Raising Money From Angels And Crowdsourcing

Posted on June 5, 2012


After friends and family, the other classes of investors at the early stage are called angel investors. These investors typically are wealthy individuals who are willing to invest in early start-up companies. They are not completely philanthropic, but they do have altruistic motives. Often these are individuals that have been fortunate enough to succeed in selling a business. In addition to time, their expertise, which presumably they are willing to give, is invaluable.

Angels can be a great source of money, but they are hard to find. Rarely do I know an angel that would be a good match for a company. In my experience, the matches happen naturally. Someone will ask me whether I know a good match, and usually I do not. However, often those same people come back with a good angel. It is about a relationship between the investor and the entrepreneur, and typically matchmakers are not helpful.

Another important trend in the angel word is the formation of Angel Networks. These are groups of angels that band together to source, diligence and manage deals. These can be helpful in certain situations because it allows for angel investors to diversify. That means more deals getting funded.

While typically angel investors are good, entrepreneurs need to take care to be sure (a) they are getting the expertise that they want, (b) have a person who will be with them when things go wrong, and (c) have the ability to fund the investment if and when later rounds are required.

Angels are important; angels will continue to be important. However, I am not going to dwell as much as planned on angel investors because I believe the seed investor make up will be undergoing a transformative change in the next 12 – 18 months. Congress recently passed the Jumpstart Act which, among other things, permits investments to be crowdfunded. Crowdfunding of companies is facilitated by online websites portals where individuals go and provide small amounts (typically, $100-$10,000) toward a company.

Because of the power of the Internet, capital goals can be met more easily — $100,000 can be raised with 100 people investing $1,000. Because of the ban on general solicitation, state and federal law essentially made crowdfunding illegal until this bill.

The crowdfunding bill has several key features:
1) Requires a company that wanted funding to go through a portal;
2) Requires the funding company to provide certain information;
3) Has suitability requirements for investments and the investors; and
4) Preempts state securities law

It is this latter preemption that I believe will cause a major change in the way early stage deals are structured. Because you have the ability to solicit and reach crowds of hundreds and thousands (as opposed to 5-10), the universe of capital has exponentially increased. While I believe angels as well as friends and family will continue to play a role, I expect that crowdfunding will also play a role, potentially equal to or greater than these other seed stage investor sources.
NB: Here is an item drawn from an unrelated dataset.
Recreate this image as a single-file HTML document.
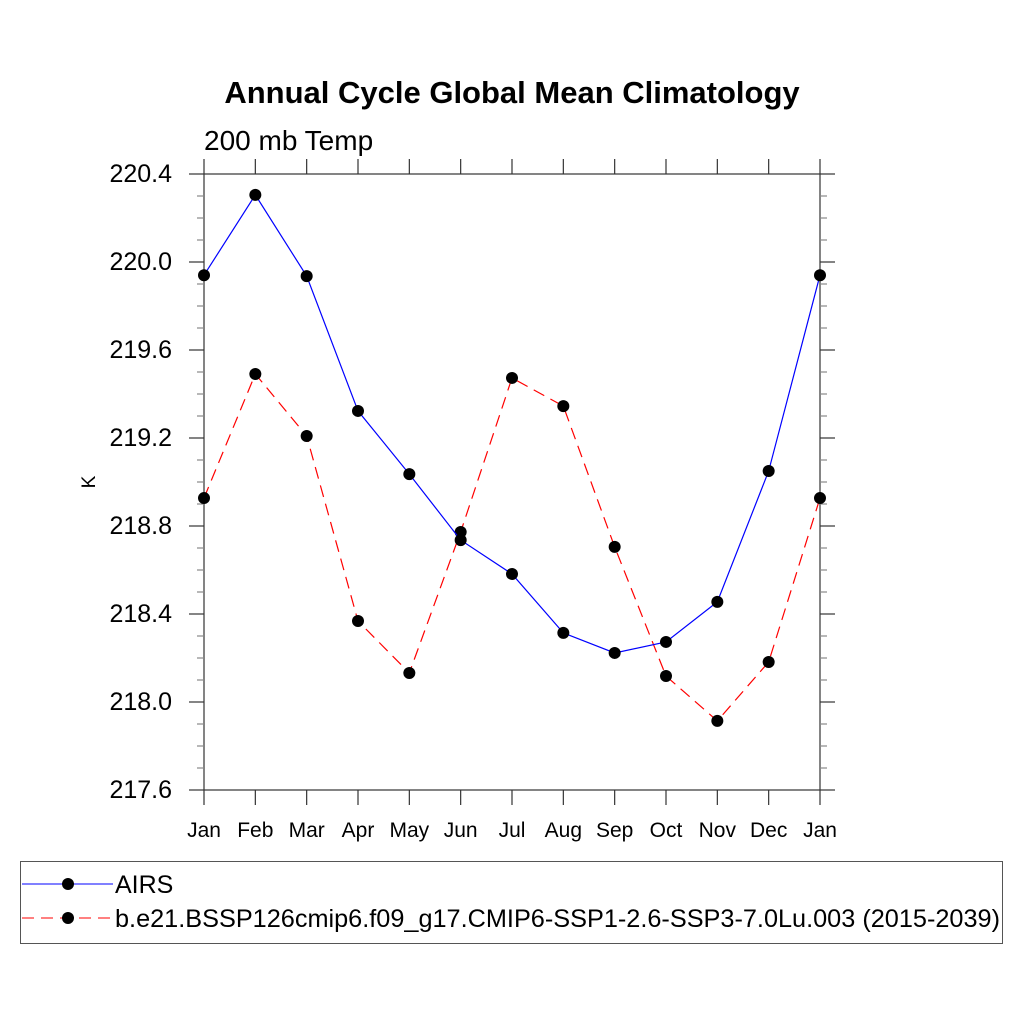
<!DOCTYPE html>
<html><head><meta charset="utf-8"><style>body{margin:0;background:#fff}svg{display:block;font-family:"Liberation Sans",sans-serif}</style></head>
<body>
<svg id="c" width="1024" height="1024">
<text x="512" y="103" text-anchor="middle" font-size="31" font-weight="bold">Annual Cycle Global Mean Climatology</text>
<text x="204" y="150" font-size="28">200 mb Temp</text>
<text transform="translate(95,482) rotate(-90)" text-anchor="middle" font-size="19">K</text>
<g id="axes"></g><g id="series"></g>
<rect x="20.5" y="861.5" width="982" height="82" fill="none" stroke="#555" stroke-width="1"/>
<g><line x1="22" y1="884" x2="113" y2="884" stroke="#00f" stroke-width="1"/><circle cx="68" cy="884" r="6"/><text x="115" y="893" font-size="25">AIRS</text></g>
<g><line x1="22" y1="918" x2="113" y2="918" stroke="#f00" stroke-width="1" stroke-dasharray="12,7"/><circle cx="68" cy="918" r="6"/><text x="115" y="927" font-size="25" textLength="885" lengthAdjust="spacingAndGlyphs">b.e21.BSSP126cmip6.f09_g17.CMIP6-SSP1-2.6-SSP3-7.0Lu.003 (2015-2039)</text></g>
</svg>
<script>
const months=["Jan","Feb","Mar","Apr","May","Jun","Jul","Aug","Sep","Oct","Nov","Dec","Jan"];
const airs=[219.94,220.305,219.936,219.323,219.036,218.736,218.582,218.314,218.223,218.273,218.455,219.05,219.94];
const model=[218.927,219.491,219.209,218.368,218.132,218.773,219.473,219.345,218.705,218.118,217.914,218.182,218.927];
const yTicks=["217.6","218.0","218.4","218.8","219.2","219.6","220.0","220.4"];
const L=204,R=820,T=174,B=790,ymin=217.6,ymax=220.4;
const NS="http://www.w3.org/2000/svg";
const X=i=>L+(R-L)*i/(months.length-1);
const Y=v=>B-(v-ymin)/(ymax-ymin)*(B-T);
function mk(tag,attrs,parent){const e=document.createElementNS(NS,tag);for(const k in attrs)e.setAttribute(k,attrs[k]);parent.appendChild(e);return e;}
const ax=document.getElementById('axes'),sg=document.getElementById('series');
const fr=mk('rect',{x:L,y:T,width:R-L,height:B-T,fill:'none',stroke:'#333','stroke-width':1.2},ax);


for(let v=ymin;v<=ymax+1e-6;v+=0.1){const y=Y(v);const major=Math.abs((v-ymin)/0.4-Math.round((v-ymin)/0.4))<1e-3;const len=major?15:7;
mk('line',{x1:L-len,y1:y,x2:L,y2:y,stroke:major?'#333':'#888','stroke-width':1.2},ax);
mk('line',{x1:R,y1:y,x2:R+len,y2:y,stroke:major?'#333':'#888','stroke-width':1.2},ax);}
yTicks.forEach(t=>{const e=mk('text',{x:172,y:Y(+t)+8,'text-anchor':'end','font-size':25},ax);e.textContent=t;

});
months.forEach((m,i)=>{const x=X(i);
mk('line',{x1:x,y1:B,x2:x,y2:B+15,stroke:'#333','stroke-width':1.2},ax);
mk('line',{x1:x,y1:T-15,x2:x,y2:T,stroke:'#333','stroke-width':1.2},ax);
const e=mk('text',{x:x,y:837,'text-anchor':'middle','font-size':21},ax);e.textContent=m;

});
function series(d,color,dash,name){
const p=mk('polyline',{points:d.map((v,i)=>X(i)+','+Y(v)).join(' '),fill:'none',stroke:color,'stroke-width':1.2,'stroke-dasharray':dash},sg);


d.forEach((v,i)=>{const c=mk('circle',{cx:X(i),cy:Y(v),r:6,fill:'#000'},sg);

});}
series(model,'#f00','12,7','model');
series(airs,'#00f','none','airs');
</script>
</body></html>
That said, the SEC has 270 days before they have to issue a rule, and until a rule is issued, crowdfunding is not legal. I do not know what that rule will require. The rule must balance the need for regulation with flexibility. Several critics, including state securities commissioners, have said this is a license for fraud, but if it overregulates, entrepreneurs will not be able to use the exemption1. If the SEC can thread the needle, then I believe crowdfunding will play a large role in seed investing.

Mike Goodrich
Goodrich Firm, LLC

1 My personal opinion is that the SEC should adopt liberal regulations. If you go on the internet to buy a stock, caveat emptor should apply; you should be free to lose your money. The market should determine which companies and portals succeed, and such determination will be made only with successful businesses. Old ladies are not being cold called to give up their hard earned pensions, rather people are actively pursuing these investments. While state securities commissions can and should continue to go after fraud, their attempts to regulate small business capital formation are often off the mark, burdensome, and potentially damaging to small businesses.